I’m a sucker for guitars. One of the first albums I remember liking was my dad’s copy of Zeppelin 2, which I consistently requested on car rides from ages 6-10. There may have been a correlation between my penchant for yellow cards on the soccer fields and listening to the testosterone injected riffs of “Whole Lotta Love” and “Ramble On” on the way to little league games. The energy in those tracks is inimitable, and it’s hard not to smile every time Jimmy Page tears into his Les Paul. The bar for guitar music today is much lower than it was when Page and Plant were working, but the same principle applies, creative guitar work can make an album.
The recent Wavves and Cloud Nothings collaboration, No Life for Me, is no exception. Nathan Williams, the frontman of Wavves, and Dylan Baldi, the brains behind Cloud Nothings, have established themselves as premier guitar innovators and their creativity on six strings shows throughout. The opening “Untitled 1” is a weave of pounding yet fragile riffs and the solo towards the end of “How it’s Gonna Go” thrashes around like a fistfight in the dark. Williams and Baldi show an understanding of a rarely appreciated concept in guitar music: restraint. Each note is deliberate, every line serving a purpose and never diving into ego-driven solo sludge. Especially on “Nervous” and “Nothing Hurts,” the guitar parts run through each other without upsetting the balance of the track.

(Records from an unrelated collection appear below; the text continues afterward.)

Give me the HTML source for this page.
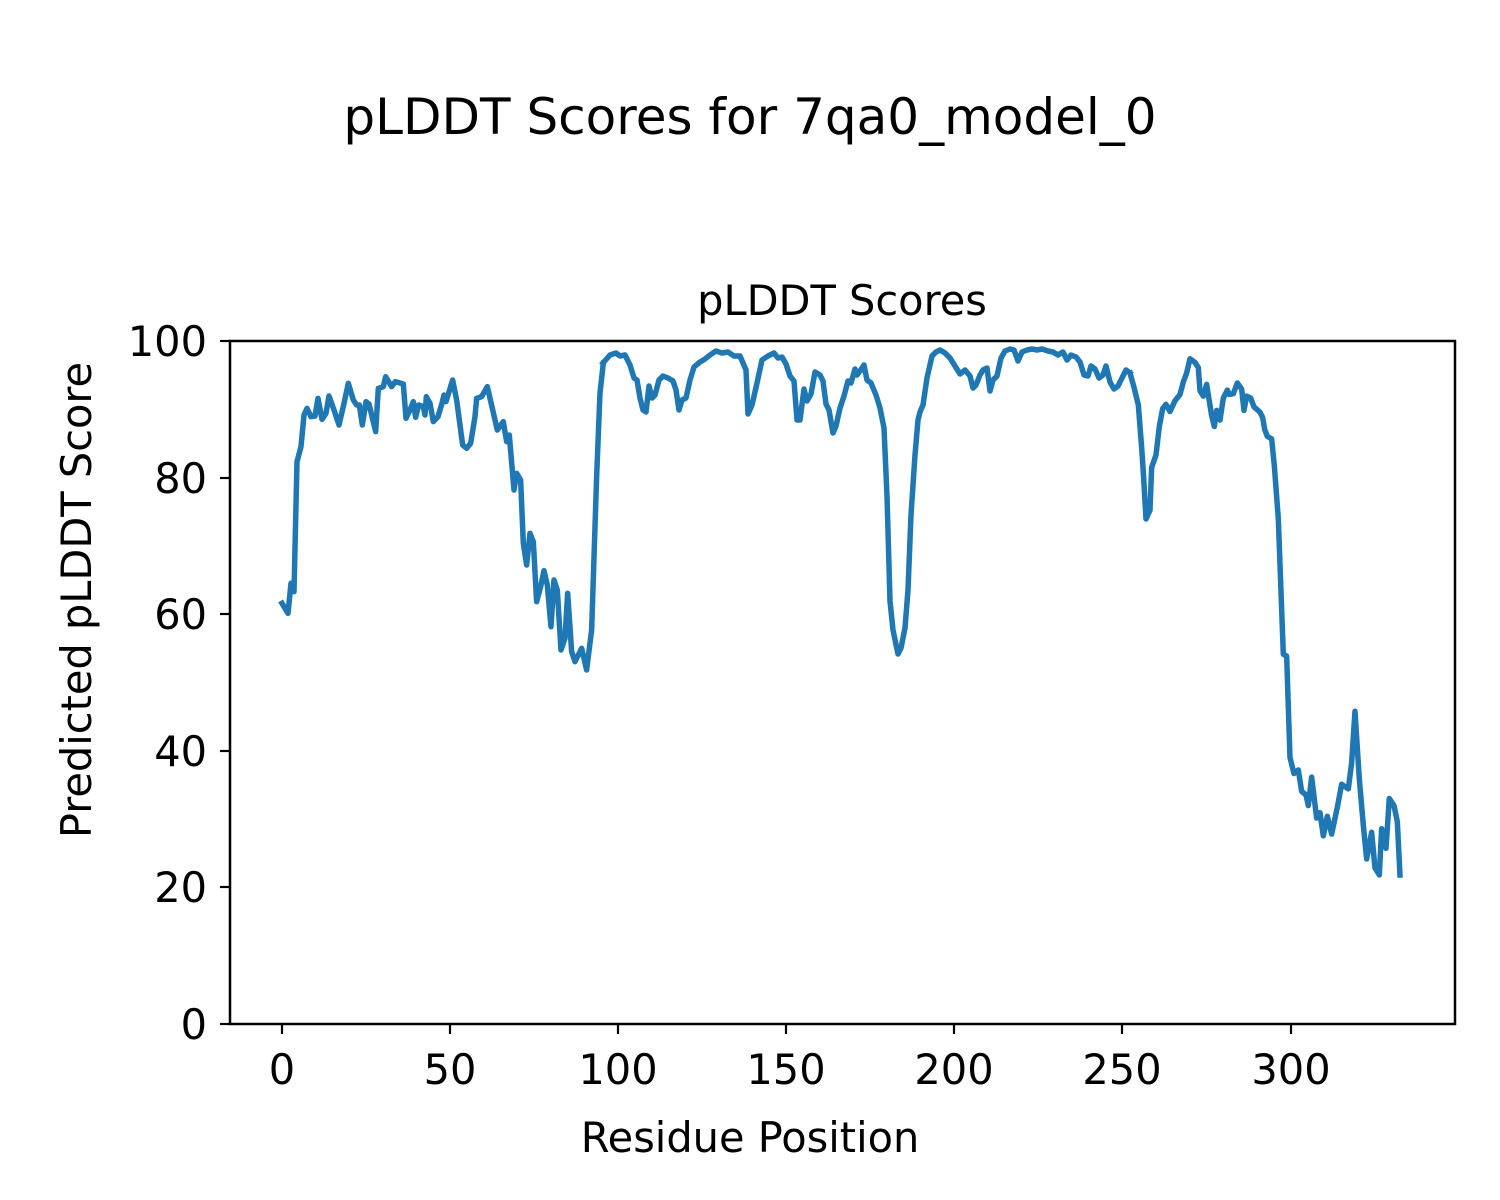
<!DOCTYPE html>
<html><head><meta charset="utf-8"><style>body{margin:0;background:#fff}svg{display:block}text{font-family:"DejaVu Sans","Liberation Sans",sans-serif;fill:#000}</style></head>
<body>
<svg width="1500" height="1200" viewBox="0 0 1500 1200" xmlns="http://www.w3.org/2000/svg">
<rect width="1500" height="1200" fill="#fff"/>
<text x="750" y="134" font-size="50" text-anchor="middle">pLDDT Scores for 7qa0_model_0</text>
<text x="842" y="315" font-size="41.5" text-anchor="middle">pLDDT Scores</text>
<g fill="none" stroke="#1f77b4" stroke-width="5.5" stroke-linejoin="round" stroke-linecap="square">
<g transform="translate(270,360) scale(0.3333)">
<polyline vector-effect="non-scaling-stroke" points="36,730 54,760 63,670 72,695 81,305 93,260 102,165 111,145 123,170 135,168 144,115 156,178 168,160 177,108 192,150 207,195 222,130 235,70 250,120 260,135 268,135 277,195 288,125 297,132 317,215 325,85 340,80 347,50 365,80 376,65 400,72 408,175 420,150 430,125 437,172 446,135 460,140 465,165 469,110 480,130 490,185 504,170 516,130 522,105 528,125 548,60 560,120 578,255 590,265 602,250 615,170 620,115 635,110 652,80 682,210 700,185 710,245 718,225 732,390 740,340 752,360 760,550 770,615 780,520 790,545 800,725 812,680 822,632 832,675 843,800 852,660 862,690 873,870 885,835 893,700 900,800 905,875 915,905 935,865 950,930 965,810 980,350 990,100 1000,10"/>
</g>
<polyline points="603,363 610,355 616,353 620,356 625,355 630,365 634,378 637,380 640,398 643,410 646,412 649,386 652,398 655,395 659,380 663,376 668,378 673,381 676,390 679,410 682,400 686,398 690,380 694,367 700,362 705,359 710,355 716,351 722,353 728,352 734,356 740,356 746,370 748,414 752,405 757,383 762,360 768,356 774,353 778,358 782,357 786,364 790,376 794,381 797,420 800,420 804,389 807,401 811,394 815,372 820,375 823,381 826,404 829,410 833,433 836,426 840,408 844,396 848,381 851,383 855,369 857,375 860,371 864,365 867,380 871,383 876,395 880,408 884,428 887,496 890,601 893,630 898,654 901,648 905,628 908,590 911,515 915,455 918,420 920,412 923,405 927,378 932,356 936,352 940,350 945,353 950,358 955,366 960,374 965,370 970,376 973,388 976,385 980,375 983,370 987,368 990,391 993,380 997,376 1001,358 1005,351 1010,349 1014,350 1018,361 1022,352 1027,350 1032,349 1037,350 1042,349 1048,351 1053,352 1058,355 1063,352 1067,360 1071,355 1076,357 1080,362 1084,375 1088,376 1091,366 1095,369 1099,378 1103,375 1106,366 1110,382 1114,389 1118,386 1122,378 1126,370 1130,373"/>
<g transform="translate(1130,341) scale(0.3333,0.356)">
<polyline vector-effect="non-scaling-stroke" points="0,90 12,130 25,180 35,300 40,370 48,500 60,475 65,355 78,320 88,240 98,190 108,178 120,198 135,168 150,150 160,115 170,90 180,50 195,60 205,75 210,140 220,155 230,122 245,210 253,240 260,195 270,222 280,160 292,138 298,150 310,148 322,118 335,135 342,195 350,155 362,160 372,185 390,200 398,215 404,248 412,268 425,275 433,350 445,500 460,880 470,885 480,1170 492,1215 505,1205 515,1265 528,1275 535,1305 545,1225 560,1340 570,1325 580,1390 592,1335 605,1385 622,1310 635,1245 655,1258 665,1185 675,1040 688,1230 700,1360 710,1455 725,1380 735,1480 748,1500 755,1370 768,1425 778,1285 792,1305 802,1350 810,1500"/>
</g>
</g>
<rect x="230" y="341" width="1225" height="683" fill="none" stroke="#000" stroke-width="2.5"/>
<g stroke="#000" stroke-width="2.2">
<line x1="282" y1="1024" x2="282" y2="1034"/><line x1="450" y1="1024" x2="450" y2="1034"/><line x1="618" y1="1024" x2="618" y2="1034"/><line x1="786" y1="1024" x2="786" y2="1034"/><line x1="954" y1="1024" x2="954" y2="1034"/><line x1="1122" y1="1024" x2="1122" y2="1034"/><line x1="1291" y1="1024" x2="1291" y2="1034"/>
<line x1="220" y1="1024" x2="230" y2="1024"/><line x1="220" y1="887" x2="230" y2="887"/><line x1="220" y1="751" x2="230" y2="751"/><line x1="220" y1="614" x2="230" y2="614"/><line x1="220" y1="478" x2="230" y2="478"/><line x1="220" y1="341" x2="230" y2="341"/>
</g>
<g font-size="41.5" text-anchor="middle">
<text x="282" y="1084">0</text><text x="450" y="1084">50</text><text x="618" y="1084">100</text><text x="786" y="1084">150</text><text x="954" y="1084">200</text><text x="1122" y="1084">250</text><text x="1291" y="1084">300</text>
</g>
<g font-size="41.5" text-anchor="end">
<text x="207" y="1039">0</text><text x="207" y="902">20</text><text x="207" y="766">40</text><text x="207" y="629">60</text><text x="207" y="493">80</text><text x="207" y="356">100</text>
</g>
<text x="750" y="1152" font-size="41.5" text-anchor="middle">Residue Position</text>
<text transform="translate(91,600) rotate(-90)" font-size="41.5" text-anchor="middle">Predicted pLDDT Score</text>
</svg>
</body></html>
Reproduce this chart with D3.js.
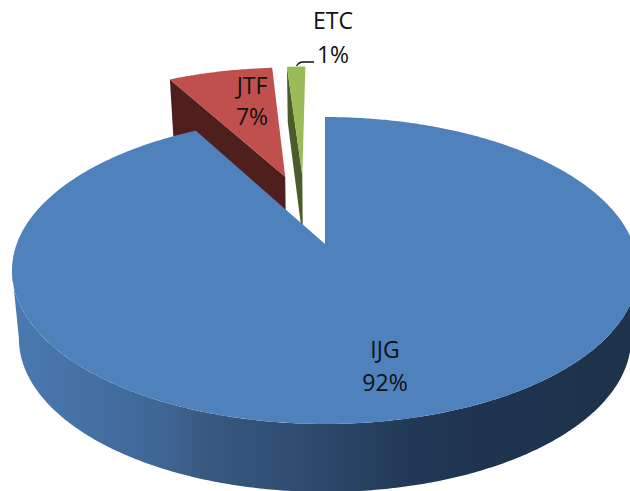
<!DOCTYPE html>
<html>
<head>
<meta charset="utf-8">
<script src="https://cdnjs.cloudflare.com/ajax/libs/d3/7.8.5/d3.min.js"></script>
<style>
    html, body { margin: 0; padding: 0; background: #fff; }
    svg { display: block; }
    text { font-family: "Open Sans", sans-serif; font-size: 23px; fill: #111; text-anchor: middle; }
</style>
</head>
<body>
<div id="chart"></div>
<script>
const categories = ['IJG', 'JTF', 'ETC'];
// the labels show them rounded
const shares = [92, 6.8, 1.2];

const width = 630,
    height = 491;

const svg = d3.select('#chart')
    .append('svg')
    .attr('width', width)
    .attr('height', height);

// 3D look: unit circle in the pie plane, projected with some perspective
const originX = 325, originY = 244;
const scaleU = 308.3, scaleV = 148.9, persp = 0.1726;

function project(u, v, z) {
    const w = 1 + persp * v;
    const shrink = z ? 0.978 : 1;
    // wall is a bit shorter towards the back
    const depth = 68 - 48 * Math.max(0, w - 1);
    return [
        originX + shrink * scaleU * u / w,
        originY - scaleV * v / w + (z ? depth : 0)
    ];
}

const pie = d3.pie().sort(null).startAngle(0).endAngle(2 * Math.PI);
const arcs = pie(shares);

// how far each slice is pulled out of the pie
const explode = [[0, 0], [-0.14, 0.49], [-0.08, 0.5]];

const color = d3.scaleOrdinal().domain(categories).range(['#4f81bd', '#c0504d', '#9bbb59']);
const sideColor = d3.scaleOrdinal().domain(categories).range(['#2c4a6e', '#4f1f1d', '#4b5c2b']);

const line = d3.line();

function rimPoint(a, off, z) {
    return project(off[0] + Math.sin(a), off[1] + Math.cos(a), z);
}

function rim(a0, a1, off, z) {
    const n = Math.max(2, Math.ceil((a1 - a0) / 0.01));
    return d3.range(n + 1).map(function(i) {
        return rimPoint(a0 + (a1 - a0) * i / n, off, z);
    });
}

// horizontal gradient on the outer wall of the big slice
const defs = svg.append('defs');
const wallGradient = defs.append('linearGradient')
    .attr('id', 'wall')
    .attr('gradientUnits', 'userSpaceOnUse')
    .attr('x1', 12).attr('x2', 630).attr('y1', 0).attr('y2', 0);
[[0, '#4a7ab2'], [0.24, '#3f6796'], [0.31, '#39597f'], [0.47, '#2e4c70'], [0.63, '#233a58'], [0.75, '#1e3450'], [1, '#1e3249']]
    .forEach(function(s) {
        wallGradient.append('stop').attr('offset', s[0]).attr('stop-color', s[1]);
    });

const group = svg.append('g');

// small slices first, the big one covers their bottoms
[1, 2].forEach(function(i) {
    const d = arcs[i], off = explode[i], name = categories[i];
    const apex = project(off[0], off[1], false);
    const apexLow = project(off[0], off[1], true);
    const corner = rimPoint(d.startAngle, off, false);
    const cornerLow = rimPoint(d.startAngle, off, true);

    group.append('path')
        .attr('d', line([apex, corner, cornerLow, apexLow]) + 'Z')
        .attr('fill', sideColor(name));

    group.append('path')
        .attr('d', line([apex].concat(rim(d.startAngle, d.endAngle, off, false))) + 'Z')
        .attr('fill', color(name));
});

// big slice: wall then top
const big = arcs[0];
const wallFrom = 1.745, wallTo = 4.54;
group.append('path')
    .attr('d', line(rim(wallFrom, wallTo, explode[0], false)
        .concat(rim(wallFrom, wallTo, explode[0], true).reverse())) + 'Z')
    .attr('fill', 'url(#wall)');

group.append('path')
    .attr('d', line([project(0, 0, false)].concat(rim(big.startAngle, big.endAngle, explode[0], false))) + 'Z')
    .attr('fill', color(categories[0]));

// leader line for the smallest slice
svg.append('path')
    .attr('d', 'M296.5,66 Q299,62 303,62 L314,62')
    .attr('fill', 'none')
    .attr('stroke', '#111')
    .attr('stroke-width', 1.3);

// labels
const labelPos = [[385, 358, 391], [252, 94, 125], [333, 29, 63]];
categories.forEach(function(name, i) {
    svg.append('text').attr('x', labelPos[i][0]).attr('y', labelPos[i][1]).text(name);
    svg.append('text').attr('x', labelPos[i][0]).attr('y', labelPos[i][2]).text(Math.round(shares[i]) + '%');
});
</script>
</body>
</html>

Williams and Baldi give the album its melody and shine, but it’s the drumming of Wavves’ Brian Hill that lends the power. Hill only appears on six of the album’s nine tracks, but on each one he attacks his kit with a ferocity that’s as sincere as it is raw. On the track “Hard to Find,” Hill turns a simple punk song into a syncopated freak out.
However, the lyrics occasionally fall into the sulky generic lines that modern rock/punk/lo-fi is often characterized by. Choruses like, “Nothing ever comes down," "I feel it open up around me,” or “My energy is my long to be here” ramble like a teenager in a high school poetry class. The vocals just don’t grip you the way the guitar and drums do, and the lyrics are too distant and passionless for how raw the tracks sound. They pull a crashing groove right out of the ground only to weigh it down with emotions picked out of the indie rock dumpster.
But over-thinking the lyrical content is a mistake. Aside from the electronic drone of “Untitled II,” No Life for Me really has some power behind it. Good guitar-heavy music isn’t common nowadays, and I’ll take it where I can get it.